#### [INSTRUCTION]
Copy the material that follows word for word and omit its pictures.

-- begin DATA SEGMENT --

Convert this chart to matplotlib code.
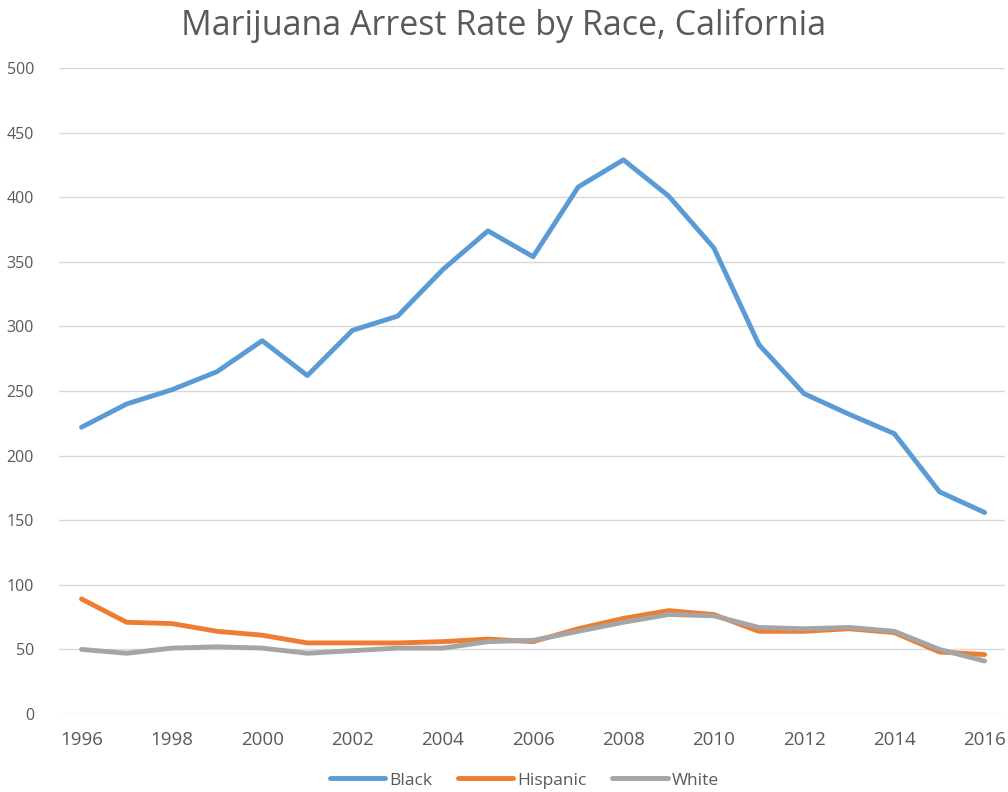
import matplotlib
matplotlib.use("Agg")
import matplotlib.pyplot as plt

years = list(range(1996, 2017))
black = [222, 240, 251, 265, 289, 262, 297, 308, 344, 374, 354,
         408, 429, 401, 361, 286, 248, 232, 217, 172, 156]
hispanic = [89, 71, 70, 64, 61, 55, 55, 55, 56, 58, 56,
            66, 74, 80, 77, 64, 64, 66, 63, 48, 46]
white = [50, 47, 51, 52, 51, 47, 49, 51, 51, 56, 57,
         64, 71, 77, 76, 67, 66, 67, 64, 50, 41]

plt.rcParams['font.family'] = ['Open Sans', 'DejaVu Sans']
text_color = '#595959'

fig = plt.figure(figsize=(10.08, 7.92), dpi=100)
ax = fig.add_axes([0.0585, 0.0985, 0.9385, 0.8155])

ax.plot(years, black, color='#5B9BD5', lw=3.5, label='Black', solid_capstyle='round')
ax.plot(years, hispanic, color='#ED7D31', lw=3.5, label='Hispanic', solid_capstyle='round')
ax.plot(years, white, color='#A5A5A5', lw=3.5, label='White', solid_capstyle='round')

ax.set_xlim(1995.5, 2016.45)
ax.set_ylim(0, 500)
ax.set_yticks(range(0, 501, 50))
ax.set_xticks(range(1996, 2017, 2))
ax.grid(axis='y', color='#D9D9D9', lw=1)
ax.set_axisbelow(True)
for s in ax.spines.values():
    s.set_visible(False)
ax.tick_params(length=0, labelcolor=text_color)
ax.tick_params(axis='y', labelsize=11.5, pad=18)
ax.tick_params(axis='x', labelsize=13.5, pad=12)

fig.suptitle('Marijuana Arrest Rate by Race, California', fontsize=24.5,
             color=text_color, y=0.99)

leg = fig.legend(loc='lower center', ncol=3, frameon=False, fontsize=12.5,
                 bbox_to_anchor=(0.52, 0.0), borderaxespad=0.1, borderpad=0.1,
                 handlelength=3.2, handletextpad=0.2, columnspacing=1.5)
for t in leg.get_texts():
    t.set_color(text_color)

fig.savefig('out.png', dpi=100, facecolor='white')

-- end DATA SEGMENT --

#### [FULL OUTPUT]
Convert this chart to matplotlib code.
import matplotlib
matplotlib.use("Agg")
import matplotlib.pyplot as plt

years = list(range(1996, 2017))
black = [222, 240, 251, 265, 289, 262, 297, 308, 344, 374, 354,
         408, 429, 401, 361, 286, 248, 232, 217, 172, 156]
hispanic = [89, 71, 70, 64, 61, 55, 55, 55, 56, 58, 56,
            66, 74, 80, 77, 64, 64, 66, 63, 48, 46]
white = [50, 47, 51, 52, 51, 47, 49, 51, 51, 56, 57,
         64, 71, 77, 76, 67, 66, 67, 64, 50, 41]

plt.rcParams['font.family'] = ['Open Sans', 'DejaVu Sans']
text_color = '#595959'

fig = plt.figure(figsize=(10.08, 7.92), dpi=100)
ax = fig.add_axes([0.0585, 0.0985, 0.9385, 0.8155])

ax.plot(years, black, color='#5B9BD5', lw=3.5, label='Black', solid_capstyle='round')
ax.plot(years, hispanic, color='#ED7D31', lw=3.5, label='Hispanic', solid_capstyle='round')
ax.plot(years, white, color='#A5A5A5', lw=3.5, label='White', solid_capstyle='round')

ax.set_xlim(1995.5, 2016.45)
ax.set_ylim(0, 500)
ax.set_yticks(range(0, 501, 50))
ax.set_xticks(range(1996, 2017, 2))
ax.grid(axis='y', color='#D9D9D9', lw=1)
ax.set_axisbelow(True)
for s in ax.spines.values():
    s.set_visible(False)
ax.tick_params(length=0, labelcolor=text_color)
ax.tick_params(axis='y', labelsize=11.5, pad=18)
ax.tick_params(axis='x', labelsize=13.5, pad=12)

fig.suptitle('Marijuana Arrest Rate by Race, California', fontsize=24.5,
             color=text_color, y=0.99)

leg = fig.legend(loc='lower center', ncol=3, frameon=False, fontsize=12.5,
                 bbox_to_anchor=(0.52, 0.0), borderaxespad=0.1, borderpad=0.1,
                 handlelength=3.2, handletextpad=0.2, columnspacing=1.5)
for t in leg.get_texts():
    t.set_color(text_color)

fig.savefig('out.png', dpi=100, facecolor='white')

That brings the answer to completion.